### Exercise goal:
Only the lines from the top of the listing below to the line that has "const plotLeft = 113, plotRight" should be echoed, with both ends kept and pictures left out.

Figure scripts
━━━━━━━━━━━━━━━━━━━━
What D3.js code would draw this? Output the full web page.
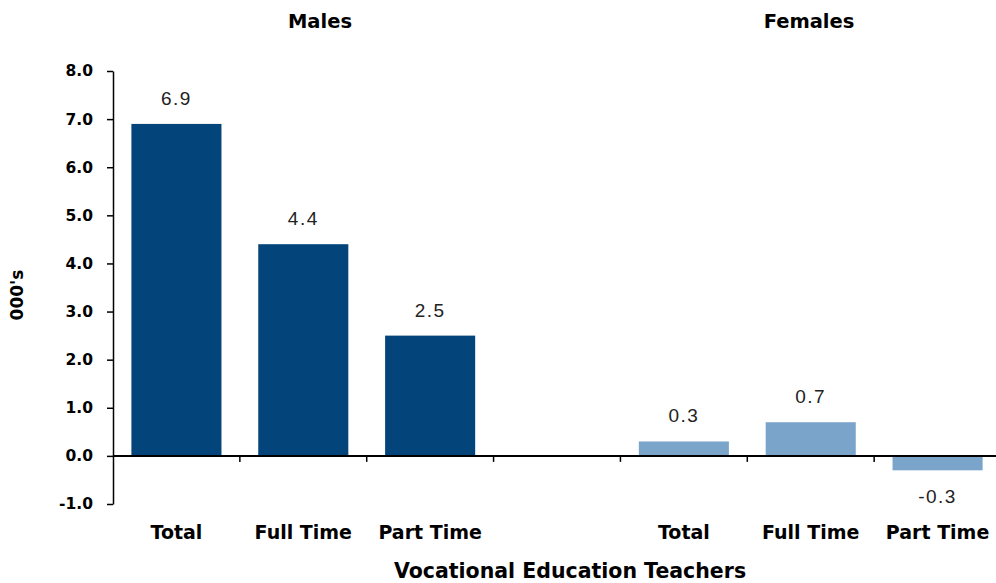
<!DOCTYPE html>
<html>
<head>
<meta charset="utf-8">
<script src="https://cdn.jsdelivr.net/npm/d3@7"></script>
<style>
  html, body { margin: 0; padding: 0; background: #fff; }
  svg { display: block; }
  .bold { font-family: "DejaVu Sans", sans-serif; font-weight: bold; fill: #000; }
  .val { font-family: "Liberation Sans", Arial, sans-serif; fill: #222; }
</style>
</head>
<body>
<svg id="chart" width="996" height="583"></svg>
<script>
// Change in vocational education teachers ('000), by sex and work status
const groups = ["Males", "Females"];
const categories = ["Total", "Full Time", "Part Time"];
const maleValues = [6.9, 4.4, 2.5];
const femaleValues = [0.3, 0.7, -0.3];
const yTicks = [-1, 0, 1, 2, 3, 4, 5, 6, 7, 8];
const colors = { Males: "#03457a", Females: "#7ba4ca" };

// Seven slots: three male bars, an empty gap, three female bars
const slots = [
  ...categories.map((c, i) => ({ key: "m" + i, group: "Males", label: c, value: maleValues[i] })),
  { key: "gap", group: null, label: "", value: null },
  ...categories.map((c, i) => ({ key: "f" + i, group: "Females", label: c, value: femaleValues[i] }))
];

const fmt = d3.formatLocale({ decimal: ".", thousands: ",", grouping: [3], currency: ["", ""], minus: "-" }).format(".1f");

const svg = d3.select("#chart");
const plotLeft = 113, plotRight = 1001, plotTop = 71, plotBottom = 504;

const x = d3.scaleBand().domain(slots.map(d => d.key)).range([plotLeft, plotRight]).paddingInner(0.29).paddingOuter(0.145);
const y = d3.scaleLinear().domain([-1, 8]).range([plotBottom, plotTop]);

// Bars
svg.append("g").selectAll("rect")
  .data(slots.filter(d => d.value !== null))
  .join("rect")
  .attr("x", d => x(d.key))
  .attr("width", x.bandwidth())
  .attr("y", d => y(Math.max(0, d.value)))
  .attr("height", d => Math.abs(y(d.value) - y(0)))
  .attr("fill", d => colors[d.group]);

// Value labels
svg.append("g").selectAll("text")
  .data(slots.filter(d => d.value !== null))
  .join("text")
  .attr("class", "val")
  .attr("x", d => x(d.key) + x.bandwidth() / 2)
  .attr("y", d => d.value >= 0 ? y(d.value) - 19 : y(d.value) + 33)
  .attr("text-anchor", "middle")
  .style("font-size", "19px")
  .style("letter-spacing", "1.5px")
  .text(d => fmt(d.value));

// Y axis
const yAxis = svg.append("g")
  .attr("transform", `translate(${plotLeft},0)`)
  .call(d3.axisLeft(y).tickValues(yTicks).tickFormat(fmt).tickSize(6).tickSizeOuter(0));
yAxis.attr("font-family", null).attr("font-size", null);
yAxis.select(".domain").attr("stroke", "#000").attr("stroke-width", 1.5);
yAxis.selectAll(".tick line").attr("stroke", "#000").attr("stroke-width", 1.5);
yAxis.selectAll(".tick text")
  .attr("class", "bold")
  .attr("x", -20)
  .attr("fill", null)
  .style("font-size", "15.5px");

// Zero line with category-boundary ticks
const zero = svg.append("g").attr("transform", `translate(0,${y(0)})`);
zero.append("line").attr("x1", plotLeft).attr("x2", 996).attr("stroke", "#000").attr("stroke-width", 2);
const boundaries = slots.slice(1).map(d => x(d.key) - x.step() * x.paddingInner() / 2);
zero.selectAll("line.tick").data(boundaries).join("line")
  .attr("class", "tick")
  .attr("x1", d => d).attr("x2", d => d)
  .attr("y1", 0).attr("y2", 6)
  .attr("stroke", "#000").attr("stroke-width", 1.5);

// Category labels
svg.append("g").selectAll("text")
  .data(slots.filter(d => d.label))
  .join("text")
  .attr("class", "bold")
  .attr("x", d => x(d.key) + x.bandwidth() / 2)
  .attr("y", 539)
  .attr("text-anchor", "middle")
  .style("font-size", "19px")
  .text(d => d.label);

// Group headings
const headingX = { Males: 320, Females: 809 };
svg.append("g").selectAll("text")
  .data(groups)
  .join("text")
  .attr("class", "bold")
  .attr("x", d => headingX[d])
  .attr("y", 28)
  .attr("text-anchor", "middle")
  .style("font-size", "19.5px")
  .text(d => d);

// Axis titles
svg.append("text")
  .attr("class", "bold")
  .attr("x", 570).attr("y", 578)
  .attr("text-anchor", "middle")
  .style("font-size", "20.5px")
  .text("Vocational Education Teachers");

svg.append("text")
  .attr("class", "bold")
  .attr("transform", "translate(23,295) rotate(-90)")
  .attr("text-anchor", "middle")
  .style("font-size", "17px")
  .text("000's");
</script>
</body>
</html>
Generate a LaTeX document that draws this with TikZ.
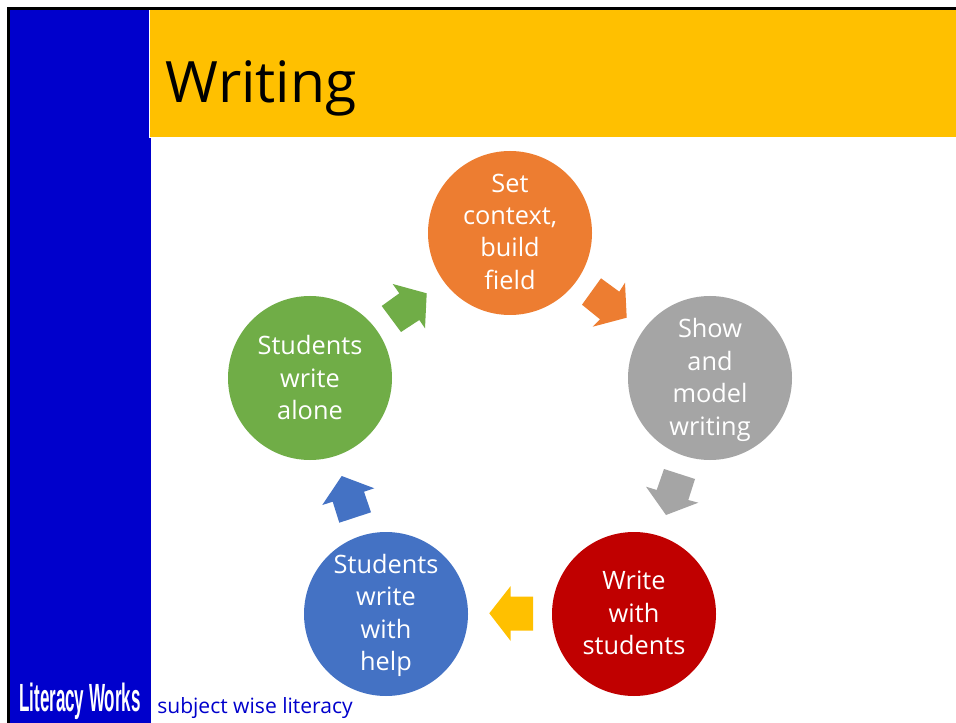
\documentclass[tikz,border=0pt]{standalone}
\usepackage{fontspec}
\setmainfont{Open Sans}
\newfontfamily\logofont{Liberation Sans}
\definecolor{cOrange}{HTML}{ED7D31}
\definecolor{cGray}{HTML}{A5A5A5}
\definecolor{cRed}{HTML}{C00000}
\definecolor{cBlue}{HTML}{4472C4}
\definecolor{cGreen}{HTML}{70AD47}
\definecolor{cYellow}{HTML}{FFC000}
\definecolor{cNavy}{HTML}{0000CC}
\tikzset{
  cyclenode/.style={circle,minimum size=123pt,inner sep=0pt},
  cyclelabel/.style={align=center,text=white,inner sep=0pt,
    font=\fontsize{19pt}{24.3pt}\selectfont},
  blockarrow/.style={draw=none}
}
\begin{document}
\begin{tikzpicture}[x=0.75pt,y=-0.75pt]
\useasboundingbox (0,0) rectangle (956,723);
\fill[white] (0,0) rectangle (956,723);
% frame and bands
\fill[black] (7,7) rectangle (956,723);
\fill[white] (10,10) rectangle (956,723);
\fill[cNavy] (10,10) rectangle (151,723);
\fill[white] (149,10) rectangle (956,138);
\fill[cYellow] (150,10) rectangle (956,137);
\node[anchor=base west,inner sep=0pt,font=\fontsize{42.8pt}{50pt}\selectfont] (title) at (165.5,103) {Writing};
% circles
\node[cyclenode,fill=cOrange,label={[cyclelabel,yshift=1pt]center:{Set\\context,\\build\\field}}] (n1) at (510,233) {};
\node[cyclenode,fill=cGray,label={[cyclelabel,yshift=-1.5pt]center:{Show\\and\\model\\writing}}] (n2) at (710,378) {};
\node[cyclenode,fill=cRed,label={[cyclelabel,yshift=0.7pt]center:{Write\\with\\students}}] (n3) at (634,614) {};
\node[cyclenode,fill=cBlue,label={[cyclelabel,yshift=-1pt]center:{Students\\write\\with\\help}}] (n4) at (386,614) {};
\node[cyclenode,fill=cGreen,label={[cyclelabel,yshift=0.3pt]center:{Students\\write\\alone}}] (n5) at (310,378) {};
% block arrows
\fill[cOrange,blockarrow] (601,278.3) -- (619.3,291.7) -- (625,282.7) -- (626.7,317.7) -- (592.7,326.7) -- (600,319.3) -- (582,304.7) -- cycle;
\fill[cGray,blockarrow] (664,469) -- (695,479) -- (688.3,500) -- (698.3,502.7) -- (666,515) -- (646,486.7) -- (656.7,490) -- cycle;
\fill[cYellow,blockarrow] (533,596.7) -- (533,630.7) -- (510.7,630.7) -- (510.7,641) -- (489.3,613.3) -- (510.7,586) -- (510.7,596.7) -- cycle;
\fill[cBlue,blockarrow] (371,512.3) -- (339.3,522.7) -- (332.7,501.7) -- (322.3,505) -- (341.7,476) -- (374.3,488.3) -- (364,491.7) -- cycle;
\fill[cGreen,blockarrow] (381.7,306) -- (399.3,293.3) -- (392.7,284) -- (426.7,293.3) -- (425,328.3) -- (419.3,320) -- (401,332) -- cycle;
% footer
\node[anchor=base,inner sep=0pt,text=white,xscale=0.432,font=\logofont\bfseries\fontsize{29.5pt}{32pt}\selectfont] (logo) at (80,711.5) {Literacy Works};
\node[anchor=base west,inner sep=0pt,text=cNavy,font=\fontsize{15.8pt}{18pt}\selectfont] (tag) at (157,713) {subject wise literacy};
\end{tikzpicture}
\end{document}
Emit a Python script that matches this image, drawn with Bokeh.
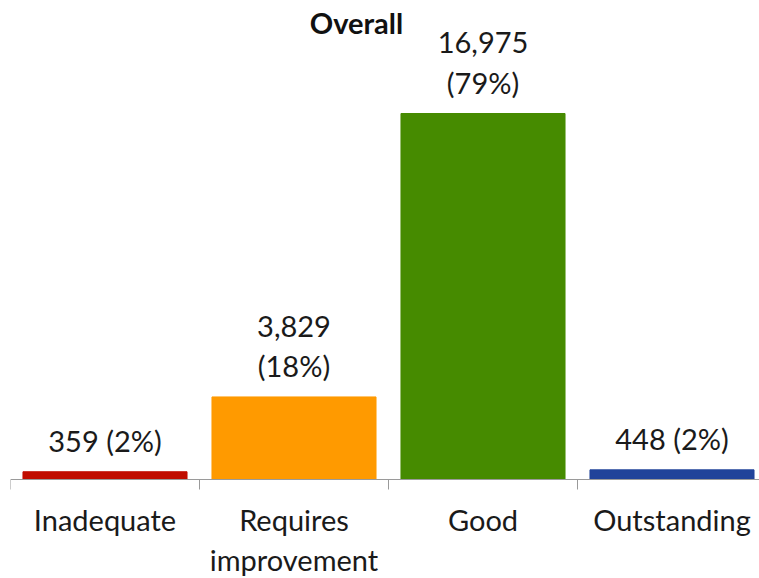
━━━━━━━━━━━━━━━━━━━━
### The output:
What D3.js code would draw this? Output the full web page.
<!DOCTYPE html>
<html>
<head>
<meta charset="utf-8">
<script src="https://cdn.jsdelivr.net/npm/d3@7"></script>
<style>
  html, body { margin: 0; padding: 0; background: #fff; }
  svg { display: block; }
  .bold { font-family: "DejaVu Sans", sans-serif; font-weight: bold; fill: #000; }
  .val { font-family: "Liberation Sans", Arial, sans-serif; fill: #222; }
</style>
</head>
<body>
<svg id="chart" width="996" height="583"></svg>
<script>
// Change in vocational education teachers ('000), by sex and work status
const groups = ["Males", "Females"];
const categories = ["Total", "Full Time", "Part Time"];
const maleValues = [6.9, 4.4, 2.5];
const femaleValues = [0.3, 0.7, -0.3];
const yTicks = [-1, 0, 1, 2, 3, 4, 5, 6, 7, 8];
const colors = { Males: "#03457a", Females: "#7ba4ca" };

// Seven slots: three male bars, an empty gap, three female bars
const slots = [
  ...categories.map((c, i) => ({ key: "m" + i, group: "Males", label: c, value: maleValues[i] })),
  { key: "gap", group: null, label: "", value: null },
  ...categories.map((c, i) => ({ key: "f" + i, group: "Females", label: c, value: femaleValues[i] }))
];

const fmt = d3.formatLocale({ decimal: ".", thousands: ",", grouping: [3], currency: ["", ""], minus: "-" }).format(".1f");

const svg = d3.select("#chart");
const plotLeft = 113, plotRight = 1001, plotTop = 71, plotBottom = 504;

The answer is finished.